Jakelin was also a brave immigrant
Many of us know the world of Jakelin Caal Maquin, the 7-yearold Guatemalan girl who died in Border Control custody. We are adoptive parents whose children were born in hamlets and villages like Jakelin’s, in Alta Verapaz. We have family members who are Q’eqchi, K’iche, Kaqchikel, Ixil, Mam, Tz’utujil, Chuj and Garifuna — native peoples of Guatemala. They struggle in ways hard for us to witness, much less understand: the daily walks to the public pila for clean drinking water, the scarcity of protein, the homes that get washed away during rainy season, the inability to attend school because of the need to work, the lack of jobs beyond subsistence farming, the absence of any viable and lasting opportunity.
We see it when we visit: the relentless, crushing, inescapable poverty that defines the lives of marginalized, indigenous Guatemalans. We hear it from our families, who tell us their only chance for a safer, healthier future is to leave the country they love.

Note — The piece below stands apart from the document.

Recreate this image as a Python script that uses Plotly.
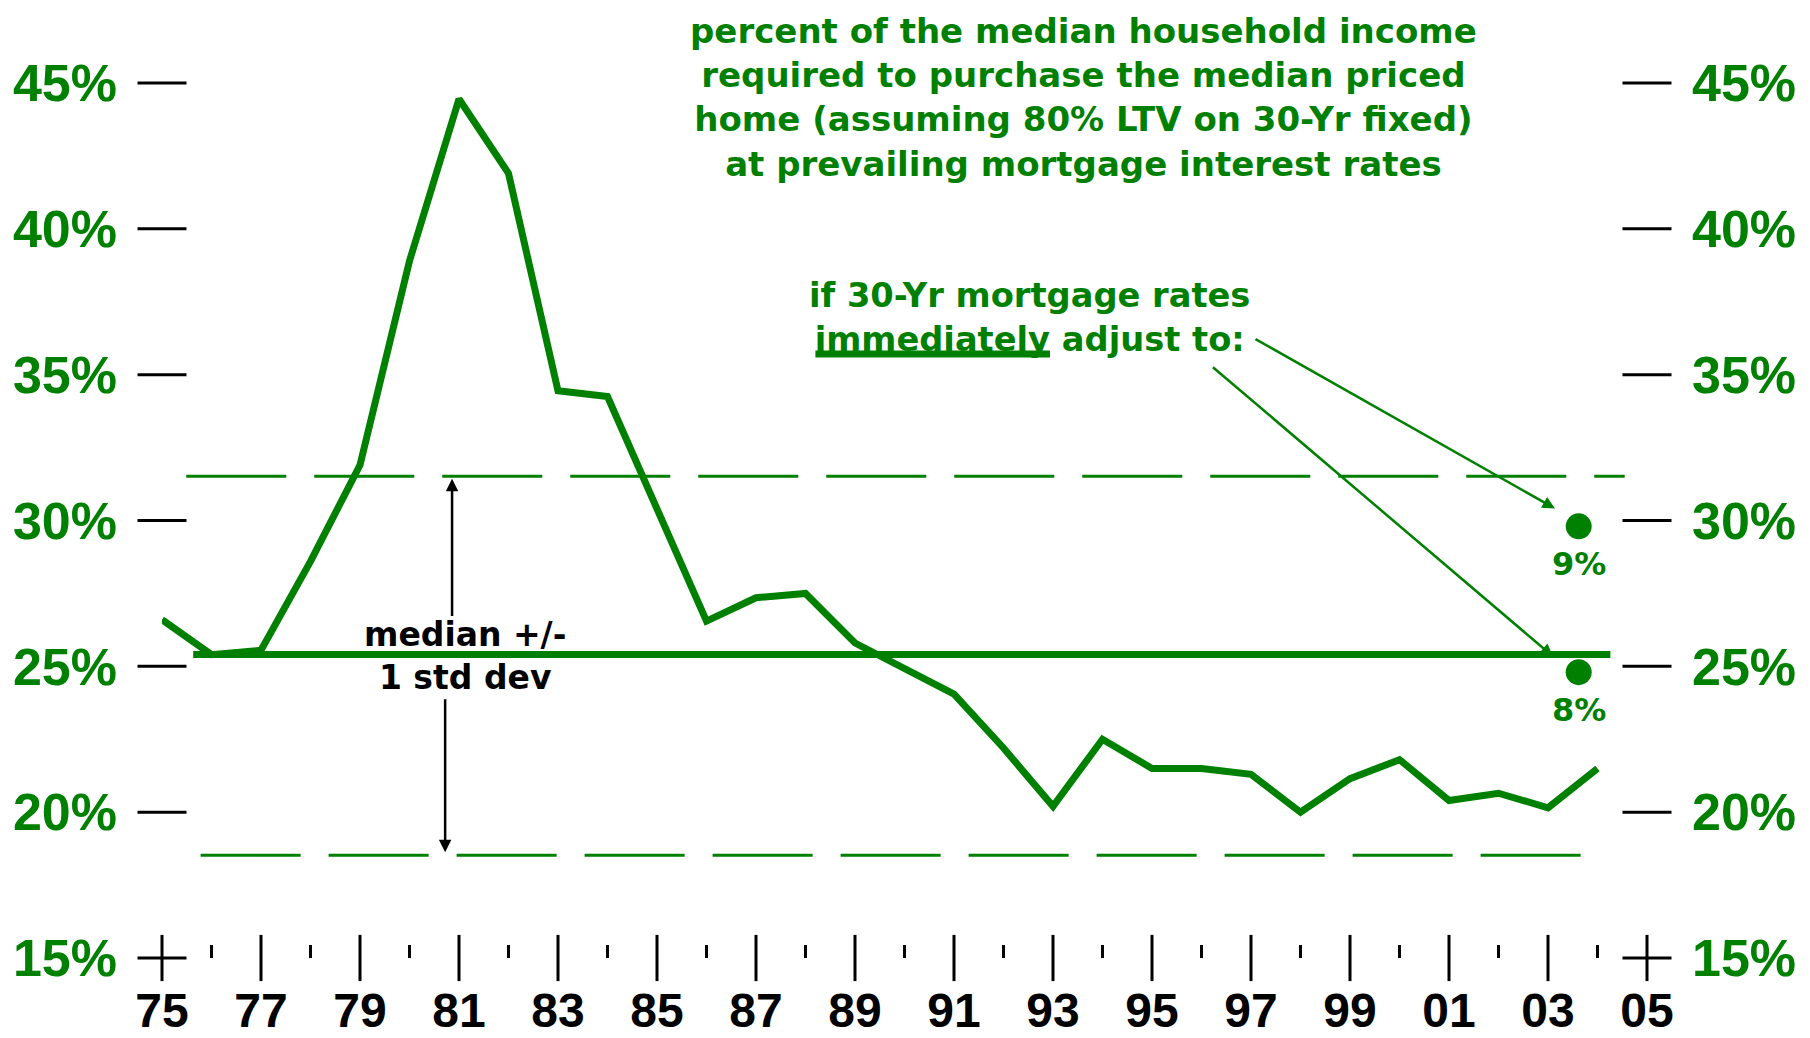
import plotly.graph_objects as go

GREEN = "#008000"
TICK_FONT = "Liberation Sans, Arial, sans-serif"
NOTE_FONT = "DejaVu Sans, Verdana, sans-serif"

# share of median income needed to buy the median home, one value per year
years = list(range(1975, 2005))
affordability = [26.6, 25.4, 25.55, 28.6, 31.9, 38.9, 44.45, 41.9, 34.45, 34.25,
                 30.4, 26.55, 27.35, 27.5, 25.8, 24.95, 24.05, 22.2, 20.2, 22.5,
                 21.5, 21.5, 21.3, 20.0, 21.15, 21.8, 20.4, 20.65, 20.15, 21.5]

# median and +/- 1 std dev band
median_level = 25.41
band_upper = 31.52
band_lower = 18.52
median_span = [1975.63, 2004.26]
upper_span = [1975.49, 2004.55]
lower_span = [1975.78, 2003.9]

# what-if mortgage rates
scenario_rates = ["9%", "8%"]
scenario_years = [2003.62, 2003.62]
scenario_values = [29.8, 24.8]

# axis ticks
y_ticks = [15, 20, 25, 30, 35, 40, 45]
y_labels = [str(v) + "%" for v in y_ticks]
major_years = list(range(1975, 2006, 2))
major_labels = [str(y)[2:] for y in major_years]
minor_years = list(range(1976, 2005, 2))
x_ends = [1975, 2005]

fig = go.Figure()

fig.add_trace(go.Scatter(x=upper_span, y=[band_upper] * 2, mode="lines",
                         line=dict(color=GREEN, width=3, dash="100px,28px")))
fig.add_trace(go.Scatter(x=lower_span, y=[band_lower] * 2, mode="lines",
                         line=dict(color=GREEN, width=3, dash="100px,28px")))
fig.add_trace(go.Scatter(x=median_span, y=[median_level] * 2, mode="lines",
                         line=dict(color=GREEN, width=7)))
fig.add_trace(go.Scatter(x=years, y=affordability, mode="lines",
                         line=dict(color=GREEN, width=7)))

# centred tick marks ("+" style) on both y edges and on the year axis
# (line symbols are drawn 1.4x the marker size)
fig.add_trace(go.Scatter(x=[x for x in x_ends for _ in y_ticks], y=y_ticks * len(x_ends),
                         mode="markers", cliponaxis=False, hoverinfo="skip",
                         marker=dict(symbol="line-ew", size=35, color="black",
                                     line=dict(width=3, color="black"))))
fig.add_trace(go.Scatter(x=major_years, y=[y_ticks[0]] * len(major_years),
                         mode="markers", cliponaxis=False, hoverinfo="skip",
                         marker=dict(symbol="line-ns", size=33, color="black",
                                     line=dict(width=3, color="black"))))

fig.add_trace(go.Scatter(x=scenario_years, y=scenario_values, mode="markers",
                         yaxis="y2", cliponaxis=False,
                         marker=dict(color=GREEN, size=26)))

annotations = [
    dict(x=1993.61, y=44.52, xref="x", yref="y", showarrow=False,
         text="percent of the median household income<br>"
              "required to purchase the median priced<br>"
              "home (assuming 80% LTV on 30-Yr fixed)<br>"
              "at prevailing mortgage interest rates",
         font=dict(family=NOTE_FONT, size=34, color=GREEN, weight="bold")),
    dict(x=1992.53, y=36.96, xref="x", yref="y", showarrow=False,
         text="if 30-Yr mortgage rates<br>immediately adjust to:",
         font=dict(family=NOTE_FONT, size=33.7, color=GREEN, weight="bold")),
    dict(x=1981.12, y=25.37, xref="x", yref="y", showarrow=False,
         text="median +/-<br>1 std dev",
         font=dict(family=NOTE_FONT, size=33, color="black", weight="bold")),
    # std dev arrows
    dict(x=1980.86, y=31.43, ax=1980.86, ay=26.67, xref="x", yref="y",
         axref="x", ayref="y", text="", showarrow=True, arrowhead=2,
         arrowsize=1, arrowwidth=2.5, arrowcolor="black", standoff=0),
    dict(x=1980.72, y=18.63, ax=1980.72, ay=23.92, xref="x", yref="y",
         axref="x", ayref="y", text="", showarrow=True, arrowhead=2,
         arrowsize=1, arrowwidth=2.5, arrowcolor="black", standoff=0),
    # pointers to the scenario dots
    dict(x=2003.14, y=30.41, ax=1997.06, ay=36.25, xref="x", yref="y",
         axref="x", ayref="y", text="", showarrow=True, arrowhead=2,
         arrowsize=1, arrowwidth=2.5, arrowcolor=GREEN, standoff=0),
    dict(x=2003.1, y=25.34, ax=1996.2, ay=35.3, xref="x", yref="y",
         axref="x", ayref="y", text="", showarrow=True, arrowhead=2,
         arrowsize=1, arrowwidth=2.5, arrowcolor=GREEN, standoff=0),
]
# rate labels under the scenario dots
for yr, val, rate in zip(scenario_years, scenario_values, scenario_rates):
    annotations.append(dict(x=yr, y=val, xref="x", yref="y", yshift=-38, showarrow=False,
                            text=rate,
                            font=dict(family=NOTE_FONT, size=32, color=GREEN, weight="bold")))

# thick underline under "immediately"
fig.add_shape(type="line", x0=1988.2, x1=1992.94, y0=35.71, y1=35.71,
              xref="x", yref="y", line=dict(color=GREEN, width=7))

tickfont_y = dict(family=TICK_FONT, size=52, color=GREEN, weight="bold")
common = dict(showgrid=False, zeroline=False, showline=False, automargin=False)

fig.update_layout(
    width=1802, height=1030,
    margin=dict(l=153.6, r=162.8, t=75.1, b=79.9, autoexpand=False),
    paper_bgcolor="white", plot_bgcolor="white",
    showlegend=False,
    annotations=annotations,
    xaxis=dict(range=[1975, 2005], tickmode="array", tickvals=major_years, ticktext=major_labels,
               ticks="", ticklabelstandoff=20,
               tickfont=dict(family=TICK_FONT, size=48, color="black", weight="bold"),
               minor=dict(tickmode="array", tickvals=minor_years, ticks="inside", ticklen=13,
                          tickwidth=3, tickcolor="black"),
               **common),
    yaxis=dict(range=[15, 45], tickmode="array", tickvals=y_ticks, ticktext=y_labels,
               ticks="", ticklabelstandoff=44, tickfont=tickfont_y, **common),
    yaxis2=dict(range=[15, 45], overlaying="y", side="right",
                tickmode="array", tickvals=y_ticks, ticktext=y_labels,
                ticks="", ticklabelstandoff=44, tickfont=tickfont_y, **common),
)

fig.write_html("out.html")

To understand why Jakelin, her father and thousands like them make the dangerous trek to our border, you must understand what came before. The CIA-orchestrated overthrow of Guatemala’s democratically elected President Jacobo Árbenz in 1954 led to the installation of a series of brutal dictators. Decades of violence followed in a 36-year conflict that ended in 1996. Some 200,000 civilians were killed, most of them indigenous people who lived in mountain villages like Jakelin’s in Alta Verapaz. A tradition of repression and discrimination dominates in Guatemala, leading to violence that takes root in such environments.
When I read stories like Jakelin’s, I remember my grandparents, who sailed across the Atlantic Ocean from Scotland and Ireland to America. My father was the first of his strain of the O’Dwyer clan born on U.S. soil. Today, I benefit from their brave sacrifices.
My heart breaks for the soul of Jakelin, for her mother and father, her siblings, aunties, uncles and cousins. Her family is my family. We are one.
Jessica O’Dwyer is the author of “Mamalita: An Adoption Memoir” (Seal Press, 2010). She lives in Tiburon.